As has been widely reported, Singapore is in the midst of implementing the largest number of changes to the Companies Act since it was enacted in 1967. This latest review of the Act is to ensure that the country’s corporate regulatory framework is geared up towards the changing business realities, by reducing the regulatory burden and ease of compliance for companies. And all this is to be done in a transparent corporate environment, which generates investors confidence.
So, these changes – part of the Companies (Amendment) Act 2014 – are being implemented in two phases. First phase took place on July 1, 2015, and the latest one was January 3, 2016.
And one of the major amendments of phase two, along with the revamping of the BizFile into a more user-friendly and intuitive interface BizFile+, is the merging of Memorandum and Articles into “ Model Constitutions”.
Model Constitutions
Before, January 3, 2016, as per the Singapore Companies Act, every company incorporated in the country needed to have a Memorandum and Articles of Association (MAA). While the Memorandum specifies the activities in which the company may engage in, the articles of Association specifies the rules governing the internal management of the company. A standard MAA document provided by ACRA was the one used by most companies in Singapore.
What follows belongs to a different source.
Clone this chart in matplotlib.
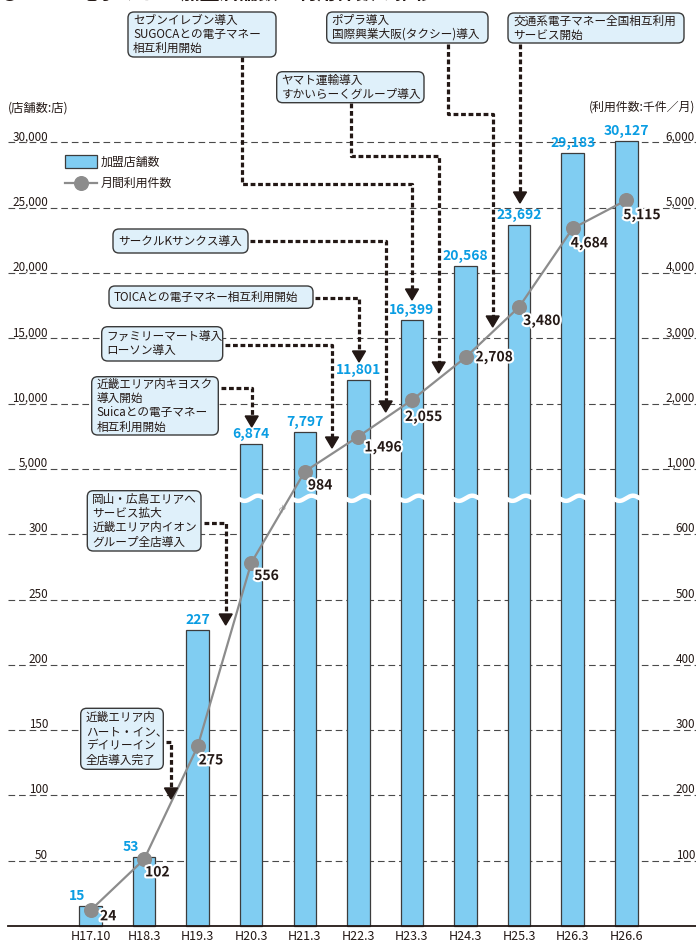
import numpy as np
import matplotlib
matplotlib.use("Agg")
import matplotlib.pyplot as plt
import matplotlib.transforms as mtransforms
import matplotlib.patheffects as pe
from matplotlib.patches import FancyBboxPatch, Polygon, Rectangle
from matplotlib.lines import Line2D

plt.rcParams['font.family'] = ['Noto Sans CJK JP', 'DejaVu Sans']

# --- data ---
periods = ["H17.10", "H18.3", "H19.3", "H20.3", "H21.3", "H22.3",
           "H23.3", "H24.3", "H25.3", "H26.3", "H26.6"]
stores = [15, 53, 227, 6874, 7797, 11801, 16399, 20568, 23692, 29183, 30127]
usage = [24, 102, 275, 556, 984, 1496, 2055, 2708, 3480, 4684, 5115]

store_ticks = [50, 100, 150, 200, 250, 300, 5000, 10000, 15000, 20000, 25000, 30000]
usage_ticks = [100, 200, 300, 400, 500, 600, 1000, 2000, 3000, 4000, 5000, 6000]

events = [
    "セブンイレブン導入\nSUGOCAとの電子マネー\n相互利用開始",
    "ポプラ導入\n国際興業大阪(タクシー)導入",
    "交通系電子マネー全国相互利用\nサービス開始",
    "ヤマト運輸導入\nすかいらーくグループ導入",
    "サークルKサンクス導入",
    "TOICAとの電子マネー相互利用開始",
    "ファミリーマート導入\nローソン導入",
    "近畿エリア内キヨスク\n導入開始\nSuicaとの電子マネー\n相互利用開始",
    "岡山・広島エリアへ\nサービス拡大\n近畿エリア内イオン\nグループ全店導入",
    "近畿エリア内\nハート・イン、\nデイリーイン\n全店導入完了",
]

# --- colours / layout ---
W, H = 696, 943
BAR = "#80cdf2"
BLUE = "#0a9de3"
DARK = "#231815"
GRAY = "#8c8c8c"
BOXFACE = "#dff0fa"
x0px, dxpx = 90.5, 53.58      # pixel of first category, spacing
base_px, unit_px = 926, 65.3   # baseline pixel, one grid step


# broken axis: 0-300 (lower), 5000-30000 (upper) for stores
def fwd_store(s):
    s = np.asarray(s, float)
    return np.where(s <= 300, s / 50,
                    np.where(s < 5000, 6 + (s - 300) / 4700, 7 + (s - 5000) / 5000))


def inv_store(u):
    u = np.asarray(u, float)
    return np.where(u <= 6, u * 50,
                    np.where(u < 7, 300 + (u - 6) * 4700, 5000 + (u - 7) * 5000))


def fwd_use(r):
    r = np.asarray(r, float)
    return np.where(r <= 600, r / 100,
                    np.where(r < 1000, 6 + (r - 600) / 400, 7 + (r - 1000) / 1000))


def inv_use(u):
    u = np.asarray(u, float)
    return np.where(u <= 6, u * 100,
                    np.where(u < 7, 600 + (u - 6) * 400, 1000 + (u - 7) * 1000))


fig = plt.figure(figsize=(W / 100, H / 100), dpi=100)
ax = fig.add_axes([0, 0, 1, 1])
ax.set_yscale('function', functions=(fwd_store, inv_store))
u_lo, u_hi = -(H - base_px) / unit_px, base_px / unit_px
ax.set_ylim(float(inv_store(u_lo)), float(inv_store(u_hi)))
ax.set_xlim(-x0px / dxpx, (W - x0px) / dxpx)
ax.axis('off')

ax2 = ax.twinx()
ax2.set_yscale('function', functions=(fwd_use, inv_use))
ax2.set_ylim(float(inv_use(u_lo)), float(inv_use(u_hi)))
ax2.axis('off')

# pixel transform for annotations (origin top-left)
T = mtransforms.Affine2D().scale(1 / W, -1 / H).translate(0, 1) + fig.transFigure

x = np.arange(len(periods))

# grid lines + tick labels
for s, r in zip(store_ticks, usage_ticks):
    ax.axhline(s, xmin=8 / W, xmax=1, color="#4a4a4a", lw=0.8,
               ls=(0, (6, 3.5)), zorder=1)
    ax.annotate(f"{s:,}", xy=(48 / W, s), xycoords=ax.get_yaxis_transform(),
                xytext=(0, 2), textcoords='offset pixels', ha='right',
                va='baseline', fontsize=8.4, color=DARK)
    ax.annotate(f"{r:,}", xy=(695 / W, s), xycoords=ax.get_yaxis_transform(),
                xytext=(0, 2), textcoords='offset pixels', ha='right',
                va='baseline', fontsize=8.4, color=DARK)

ax.axhline(0, xmin=8 / W, xmax=1, color=DARK, lw=1.3, zorder=4)

# bars
ax.bar(x, stores, width=0.42, color=BAR, edgecolor="#3c3c3c", lw=0.9, zorder=2)
for i, s in enumerate(stores):
    shift = -13 if s < 100 else 0
    ax.annotate(f"{s:,}", xy=(i, s), xytext=(shift, 3), textcoords='offset pixels',
                ha='center', va='bottom', fontsize=10, fontweight='bold',
                color=BLUE, zorder=6)

# white wave across the axis break
u_break = 6.55
xs = np.linspace(ax.get_xlim()[0], ax.get_xlim()[1], 1500)
wave = u_break + (2.6 / unit_px) * np.sin(2 * np.pi * xs / 0.5)
ax.plot(xs, inv_store(wave), color='white', lw=3.2, zorder=3)

# usage line
ax2.plot(x, usage, color=GRAY, lw=1.6, marker='o', ms=9.8, mfc=GRAY, mec=GRAY, zorder=5)
lab_off = [(9.5, 6), (1, 13), (1, 14), (3, 13), (3, 14), (6, 11),
           (-7, 17), (10, 0), (4, 14), (-2, 15), (-3, 15)]
for i, (r, (ox, oy)) in enumerate(zip(usage, lab_off)):
    ax2.annotate(f"{r:,}", xy=(i, r), xytext=(ox, -oy), textcoords='offset pixels',
                 ha='left', va='center', fontsize=10, fontweight='bold', color=DARK,
                 path_effects=[pe.withStroke(linewidth=3, foreground='white')], zorder=6)
fig.text(283, 508, "≈", transform=T, fontsize=7, color=GRAY, rotation=55,
         ha='center', va='center')

# x labels
for i, p in enumerate(periods):
    ax.text(i, 1 - 937 / H, p, transform=ax.get_xaxis_transform(), ha='center',
            va='center', fontsize=9, color=DARK)

# unit labels
fig.text(8, 108, "(店舗数:店)", transform=T, ha='left', va='center', fontsize=8.8, color=DARK)
fig.text(695, 107, "(利用件数:千件／月)", transform=T, ha='right', va='center',
         fontsize=8.6, color=DARK)

# title (only its lower edge shows, as in the source)
fig.text(0, -1.5, "●ICOCA電子マネー 加盟店舗数・利用件数の推移", transform=T,
         ha='left', va='baseline', fontsize=14, fontweight='bold', color=DARK)

# legend
fig.add_artist(Rectangle((65, 155), 32, 13, transform=T, facecolor=BAR,
                         edgecolor="#3c3c3c", lw=0.9))
fig.add_artist(Line2D([65, 97], [183, 183], transform=T, color=GRAY, lw=1.6))
fig.add_artist(Line2D([81], [183], transform=T, color=GRAY, marker='o', ms=9.8))
fig.text(101, 162, "加盟店舗数", transform=T, ha='left', va='center', fontsize=8.6, color=DARK)
fig.text(101, 183, "月間利用件数", transform=T, ha='left', va='center', fontsize=8.6, color=DARK)

# event boxes (pixel boxes) and dotted arrows
boxes = [(128, 12, 276, 57), (326.7, 12, 488, 43), (508, 13, 684, 43),
         (276.7, 71.7, 424, 102.7), (113, 229, 248, 253), (109, 286, 313, 308.3),
         (101.7, 326.7, 222.7, 361), (91.7, 376.7, 218.3, 435),
         (87.3, 490.7, 201, 551), (80.7, 708.3, 163.3, 769.3)]
arrows = [
    ([(242, 57), (242, 184), (412, 184), (412, 289)], 300),
    ([(447.7, 44), (447.7, 114), (492.7, 114), (492.7, 316)], 327),
    ([(520, 44), (520, 192)], 203),
    ([(350.7, 103), (350.7, 155.7), (438.7, 155.7), (438.7, 362)], 373),
    ([(250, 241), (385.7, 241), (385.7, 401)], 412),
    ([(315, 297.7), (359, 297.7), (359, 351)], 362),
    ([(225, 345), (332, 345), (332, 437)], 448),
    ([(221, 388.3), (251.7, 388.3), (251.7, 416)], 427),
    ([(204, 523.3), (225.7, 523.3), (225.7, 614)], 625),
    ([(166, 741.7), (171, 741.7), (171, 788)], 799),
]
for pts, tip in arrows:
    px, py = zip(*pts)
    fig.add_artist(Line2D(px, py, transform=T, color=DARK, lw=2.3,
                          ls=(0, (1.5, 0.85)), solid_capstyle='butt',
                          dash_capstyle='butt', zorder=7))
    xt = px[-1]
    fig.add_artist(Polygon([(xt - 6.5, tip - 11), (xt + 6.5, tip - 11), (xt, tip)],
                           closed=True, transform=T, color=DARK, zorder=7))

for (bx0, by0, bx1, by1), txt in zip(boxes, events):
    fig.add_artist(FancyBboxPatch((bx0, by0), bx1 - bx0, by1 - by0,
                                  boxstyle="round,pad=0,rounding_size=6",
                                  transform=T, facecolor=BOXFACE, edgecolor="#3a3a3a",
                                  lw=1.0, zorder=8))
    fig.text(bx0 + 5, (by0 + by1) / 2, txt, transform=T, ha='left', va='center',
             fontsize=8.4, color=DARK, linespacing=1.1, zorder=9)

fig.savefig("out.png", dpi=100)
But the Amendment Act has merged and replaced Memorandum and Articles of Association (MAA) with the term “Model Constitutions”.
Now, Section 19(1) of the Companies Act requires the Constitution of the proposed company to be submitted to the ACRA. If it is a private company limited by shares, Section 18 of the Companies Act requires the company’s Constitution to (1) restrict the right to transfer its shares, and (2) limit its members to 50 at most.
Significantly, a company may either adopt the Model Constitution in force at a point in time, or else adopt the Model Constitution in force from time to time.
- Adopting in force from time to time means the company would be taken to have adopted any changes to the provisions in the Model Constitution as made in the law over time, without having to go through any procedures to amend the Model Constitution that it has adopted.
- Whereas, adopting in force from at a point in time would mean that the Model Constitution adopted is fixed, unless the company subsequently makes amendments to it.
So what happens to Memorandum and Articles of Association on or after January 3, 2016?
Existing companies do not need to adopt the Model Constitutions, as their existing Memorandum and Articles of Association will be treated by ACRA as their constitution, from January 3, 2016.
So it must be noted that Model Constitutions doesn’t automatically apply to all existing companies. It’s up to the existing companies to decide whether they want to adopt a model constitution or not.
But for all companies incorporated on or after January 3, 2016, “Model Constitutions” is the norm. Thus, anyone wishing to incorporate a company in Singapore now, had three options as regards to adopting a model constitution:
- adopt as at the time of incorporation (at a point)
- adopt as may be varied (time to time)
- adopt a customised model constitution
Model constitution for various companies
Same as with the standard MAA document provided by ACRA, to help companies understand the concept of Model Constitutions, a private company limited by shares can follow the model constitution prescribed under section 36(1)(a) of the Act set out in the First Schedule.
For companies limited by guarantee, the model constitution is prescribed under section 36(1)(b) of the Act set out in the Second Schedule.